Would it be of value to add daily paid marketing spend as another variable? Probably right?

@jwithing Yes, it would be good to include daily paid marketing as a co-variate (feature time-series). Your model will learn the impact of that data and will incorporate it in its forecasting.

Here below is a brief illustrated explanation on how it works at a high level:

A model is trained by randomly sampling several training examples from each of the time series in the training dataset. Each training example consists of a pair of adjacent context and prediction windows with fixed predefined lengths. The context_length hyperparameter controls how far in the past the network can see, and the prediction_length hyperparameter controls how far in the future predictions can be made.

The following figure represents five samples with context lengths of 12 hours and prediction lengths of 6 hours drawn from element i. The feature time series are xi,1,t and ui,2,t (also called co-variates in literature).

To capture seasonality patterns, a model can also automatically feeds lagged values from the target time series. In the example with hourly frequency, for each time index, t = T, the model exposes the zi,t values, which occurred approximately one, two, and three days in the past.

Got it those illustrations are very helpful! I’m reaching out to @takotab over email …can’t figure out how to install fastseq on a Colab notebook. I have fastai2 installed there.

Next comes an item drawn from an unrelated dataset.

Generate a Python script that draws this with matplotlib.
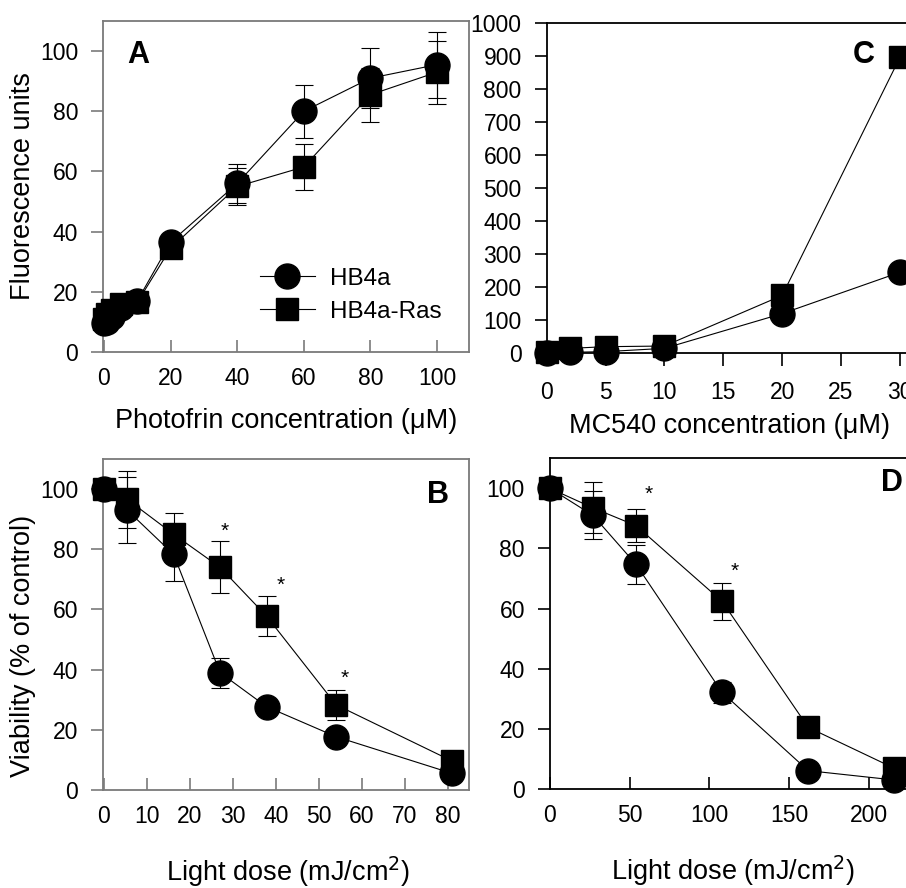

@jwithing what were you having issues with? The modifications to his install code to get it working in colab should be:

!git clone https://github.com/takotab/fastseq.git
%cd fastseq
!pip install -e .

thanks @muellerzr! i was using !cd not %cd

Well, I’m still doing something wrong. Somehow I am not installing the correct packages. I think this is the issue because I am popping an error on not having nbdev. So then I add !pip install nbdev and then get another package error and so on until I get to TSDataLoader which can’t be !pip install

!curl -s https://course.fast.ai/setup/colab | bash

from google.colab import drive
drive.mount('/content/gdrive', force_remount=True)
root_dir = "/content/gdrive/My Drive/"
base_dir = root_dir + 'siteprediction/'

!pip install fastai2

!git clone https://github.com/takotab/fastseq.git
%cd fastseq
!pip install -e .

from fastai import * from fastai2.basics import * from fastseq.all import * from fastseq.nbeats.model import * from fastseq.nbeats.learner import * from fastseq.nbeats.callbacks import *

do you have any idea why the training/validation loss is nan? Although I tried to fill in the missing values manually - without going through FillMissing, I still got NaN.